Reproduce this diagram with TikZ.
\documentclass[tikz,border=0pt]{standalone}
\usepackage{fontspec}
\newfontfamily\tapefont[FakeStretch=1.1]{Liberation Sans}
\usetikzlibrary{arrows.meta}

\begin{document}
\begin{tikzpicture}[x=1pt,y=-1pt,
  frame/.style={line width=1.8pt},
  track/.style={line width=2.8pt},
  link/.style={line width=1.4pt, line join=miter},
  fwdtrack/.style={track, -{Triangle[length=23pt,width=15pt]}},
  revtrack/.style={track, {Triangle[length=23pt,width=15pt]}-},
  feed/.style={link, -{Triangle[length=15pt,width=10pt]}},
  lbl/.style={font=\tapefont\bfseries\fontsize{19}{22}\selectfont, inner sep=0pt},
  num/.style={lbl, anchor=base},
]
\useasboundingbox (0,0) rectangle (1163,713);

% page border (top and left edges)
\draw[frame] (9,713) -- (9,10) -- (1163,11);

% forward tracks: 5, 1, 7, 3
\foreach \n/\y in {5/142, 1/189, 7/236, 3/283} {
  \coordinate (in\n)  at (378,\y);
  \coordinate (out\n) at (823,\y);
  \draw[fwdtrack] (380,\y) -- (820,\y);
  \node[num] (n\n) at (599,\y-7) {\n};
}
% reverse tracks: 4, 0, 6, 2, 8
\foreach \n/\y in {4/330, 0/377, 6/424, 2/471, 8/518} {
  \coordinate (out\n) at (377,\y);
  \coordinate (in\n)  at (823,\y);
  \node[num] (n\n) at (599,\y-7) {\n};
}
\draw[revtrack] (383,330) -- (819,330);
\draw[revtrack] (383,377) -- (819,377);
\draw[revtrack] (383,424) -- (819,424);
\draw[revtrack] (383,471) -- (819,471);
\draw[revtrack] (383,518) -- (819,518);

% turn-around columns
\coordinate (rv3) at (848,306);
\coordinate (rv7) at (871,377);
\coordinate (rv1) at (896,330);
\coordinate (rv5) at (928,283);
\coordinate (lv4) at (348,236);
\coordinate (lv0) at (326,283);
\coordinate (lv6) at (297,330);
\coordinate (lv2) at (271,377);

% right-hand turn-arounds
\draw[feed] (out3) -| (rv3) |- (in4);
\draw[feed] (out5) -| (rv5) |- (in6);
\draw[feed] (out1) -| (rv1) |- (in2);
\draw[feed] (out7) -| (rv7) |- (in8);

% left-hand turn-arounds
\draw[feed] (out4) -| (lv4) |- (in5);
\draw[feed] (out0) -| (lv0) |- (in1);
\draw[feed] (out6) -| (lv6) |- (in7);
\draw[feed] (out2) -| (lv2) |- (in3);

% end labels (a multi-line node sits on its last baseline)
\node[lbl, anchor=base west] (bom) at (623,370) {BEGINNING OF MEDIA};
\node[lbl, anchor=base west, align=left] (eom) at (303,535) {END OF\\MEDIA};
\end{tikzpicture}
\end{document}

• [Exercise instructions]
Please repeat word for word the lines above that run from the beginning through the line containing "(383,518) -- (819,518);", keeping both the first and that last line.

• [Answer to the task]
Reproduce this diagram with TikZ.
\documentclass[tikz,border=0pt]{standalone}
\usepackage{fontspec}
\newfontfamily\tapefont[FakeStretch=1.1]{Liberation Sans}
\usetikzlibrary{arrows.meta}

\begin{document}
\begin{tikzpicture}[x=1pt,y=-1pt,
  frame/.style={line width=1.8pt},
  track/.style={line width=2.8pt},
  link/.style={line width=1.4pt, line join=miter},
  fwdtrack/.style={track, -{Triangle[length=23pt,width=15pt]}},
  revtrack/.style={track, {Triangle[length=23pt,width=15pt]}-},
  feed/.style={link, -{Triangle[length=15pt,width=10pt]}},
  lbl/.style={font=\tapefont\bfseries\fontsize{19}{22}\selectfont, inner sep=0pt},
  num/.style={lbl, anchor=base},
]
\useasboundingbox (0,0) rectangle (1163,713);

% page border (top and left edges)
\draw[frame] (9,713) -- (9,10) -- (1163,11);

% forward tracks: 5, 1, 7, 3
\foreach \n/\y in {5/142, 1/189, 7/236, 3/283} {
  \coordinate (in\n)  at (378,\y);
  \coordinate (out\n) at (823,\y);
  \draw[fwdtrack] (380,\y) -- (820,\y);
  \node[num] (n\n) at (599,\y-7) {\n};
}
% reverse tracks: 4, 0, 6, 2, 8
\foreach \n/\y in {4/330, 0/377, 6/424, 2/471, 8/518} {
  \coordinate (out\n) at (377,\y);
  \coordinate (in\n)  at (823,\y);
  \node[num] (n\n) at (599,\y-7) {\n};
}
\draw[revtrack] (383,330) -- (819,330);
\draw[revtrack] (383,377) -- (819,377);
\draw[revtrack] (383,424) -- (819,424);
\draw[revtrack] (383,471) -- (819,471);
\draw[revtrack] (383,518) -- (819,518);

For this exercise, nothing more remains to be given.